Interim report about AI development and code performance optimisation

Story title image

The Poker-Bot is dead, long lives the BitSurfer! - No seriously, what happened?

The PokerBot and Poker Advisor were two very interesting projects and I learned a lot from both of them! The Poker Advisor picks up the cards from the screen, automatically feeds them into an AI and predicts the outcome of the Hand. Whereas the Pokerbot was planned to play by himself - everything was set up, but online Poker pretty much got banned in Switzerland.

So it was time to move on. But what could have been the next big challenge?

I stumbled upon Coinbase, a Crypto Broker where I was mainly interested in Bitcoin.

They neatly have an API where you can connect your preferred trading Software such as Metatrader or similar. But no.

The plan is of course not to hook up our preferred Trading Software. Rather, my Idea was to build up my own interface from scratch with my needs in regards. It was increadibly hard and a very steep learning curve, but it was certainly worth the hassle.

The first alpha release is ready. The interface is way ugly, but form follows function. My idea of a well-designed software is not primarily a fancy User-Interface. Rather I just want my software to just do its thing. Unnotably. In the Background. Nothing to install, no sitting in front of the screen, telling the software, what to do next. Just execute and watch fascinated.

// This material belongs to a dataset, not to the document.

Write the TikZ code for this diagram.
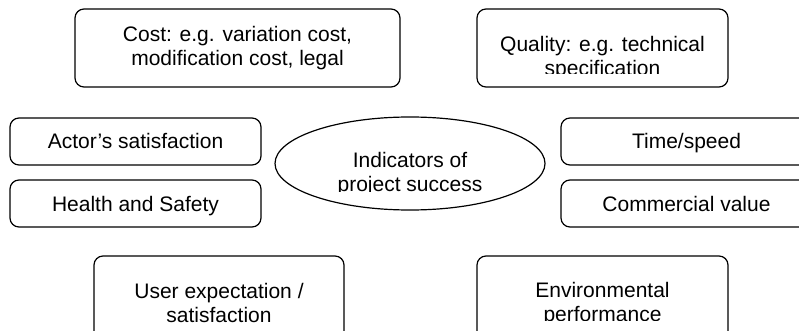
\documentclass[tikz,border=0pt]{standalone}
\usepackage{fontspec}
\setmainfont{Liberation Sans}
\usetikzlibrary{shapes.geometric}

\tikzset{
  indbox/.style={draw, rounded corners=9pt, line width=1.2pt,
        minimum width=251pt, minimum height=47pt,
        inner sep=0pt, align=center,
        font=\fontsize{21}{24}\selectfont},
  oneline/.style={text height=15pt, text depth=0pt},
  indtext/.style={inner sep=0pt, align=center,
        font=\fontsize{21}{24}\selectfont}
}

\begin{document}
\begin{tikzpicture}[x=1pt,y=-1pt]
  \useasboundingbox (0,0) rectangle (799,331);
  \clip (0,0) rectangle (799,331);

  % the centre
  \node[ellipse, draw, line width=1.2pt, inner sep=0pt,
        minimum width=270pt, minimum height=93pt] (ind) at (410,163.5) {};

  % top row
  \node[indbox, minimum width=325pt, minimum height=78pt] (cost) at (237.5,48)
       {Cost: e.g. variation cost,\\modification cost, legal};
  \node[indbox, minimum height=78pt] (qual) at (602.5,48) {};

  % left and right pairs
  \node[indbox, oneline] (actor)  at (135.5,141.5) {Actor's satisfaction};
  \node[indbox, oneline] (health) at (135.5,203.5) {Health and Safety};
  \node[indbox, oneline] (time)   at (686.5,141.5) {Time/speed};
  \node[indbox, oneline] (comm)   at (686.5,203.5) {Commercial value};

  % bottom row, cut off by the page
  \node[indbox, minimum width=250pt, minimum height=94pt] (user) at (219,303)
       {User expectation /\\satisfaction};
  \node[indbox, minimum height=94pt] (env) at (602.5,303) {};

  % texts that run past the bottom of their frame
  \begin{scope}
    \clip (qual.north west) rectangle ([yshift=14pt]qual.south east);
    \node[indtext, anchor=north] at ([yshift=-27.5pt]qual.north)
         {Quality: e.g. technical\\specification};
  \end{scope}
  \begin{scope}
    \clip (ind.west |- ind.north) rectangle ([yshift=19.5pt]ind.south -| ind.east);
    \node[indtext, anchor=north] at ([yshift=-36pt]ind.north)
         {Indicators of\\project success};
  \end{scope}
  \begin{scope}
    \clip (env.north west) rectangle ([yshift=-65pt]env.north east);
    \node[indtext, anchor=north] at ([yshift=-27pt]env.north)
         {Environmental\\performance};
  \end{scope}
\end{tikzpicture}
\end{document}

The interface basically consists of a visualization of the market data as well as the normalized input data for the AI.

What have I learned? First, I had to connect to Coinbase. I learned a lot about APIs and it was fortunately quite easy with the available packages.

Getting into the performance aspect of Programming

I had to learn a lot about data structuring for AI and that basically came with a lot of knowledge about code performance. To the point where it gets utterly insane. The issue was mainly that I am still working on my 7 years old machine back from my apprenticeship. It has aged well but you really feel the age.. From my next imminent computer, I can expect roughly 10 Folds performance for my use cases! The processor alone is around 400% faster when consuming many threads (which I do)

I was in the following situation:

My code takes roughly a week to process 8 years of data (each datapoint is 2s ~ 126'000'000 price points) Meanwhile the next generation of processors and graphics cards is just a couple of months away and very promising.

The amount of data to process is immense and so I got into code performance optimization. I already had some experience with multi-threaded workers to do several tasks at once. That already gave me little less than 3.5x performance because my cpu has 4 cores. It now took two days to process 8 years of data. That was still to much. If I backtest, I want to see the results. Fast.

I had to go more into performance optimization and developed my own worker abstraction based on the task in c#. Basically, it implements a way of manufacturing which I learned in my practikum at INA Lahr. Its like you have a machine (or worker) with an input queue and output queue. The queue acts like a buffer and can help ensure that every Cpu core can spread the work evenly. It is like a modular, scalable worker pipeline in which the workers can pick items from a queue or bag and process them.

That also gave a great performance boost. I could now process all data in about a night but i decided to still rep it up further just to see how far it could go. I subscribed to a Visual Studio extension "dotTrace" which is gorgeous when searching for bottlenecks inside the code. You can record a trace and afterwards you can see function by function how long it takes to execute. I found one function which I did not expect at all - the output string builder was throttling the whole pipeline. More about that can be found in the stack overflow question

All in all the process is quite simple:

  1. Identify the biggest performance burden
  2. Eliminate it
  3. Move on like that until you are at a reasonable performance.

In the above Example, this would be the CLR worker Process with the ID 10584. This soundy a little Confusing at this stage but JetBrains has the call tree on the right hand side where we can see which function uses:

Conclusions and Takeaways

I know there would be even more performance in but for now I am quite happy with the outcome.

Right now, 2 years fly by in under 4 Minutes and I added a throttle if the actions should be watched more carefully.

screenshot of backtester

Also the equity line as well as statistics are saved. It is possible to simulate / run as many accounts and strategies as one likes with only minor performance decrease.

I have tried different strategies with indicators and so on already. Without much promising results. After all I found a profitable strategy which instead does none of those things. It does not follow the trend, nor does it bet against it. It does not try to predict anything. Neither the perfect entrance point nor the perfect exit. It's quite simple but I do not want to go more into the detail of the strategy. Think outside the box and you can find something.

The equity line is beautifully straight. It follows the trend line nearly perfectly straight.

equity line going up

That's a whopping 20% annual return. To be fair, I would have made way more with the buy and hold strategy but on the other hand I am not predicting anything, we do not have those insane spikes (and falls)

That now is something where I can build upon and see what's possible and what is not. A full market simulation sandbox. Test-environment with almost limitless possibilities.

That is it for today and I hope you enjoyed the insight about some of my ongoing projects.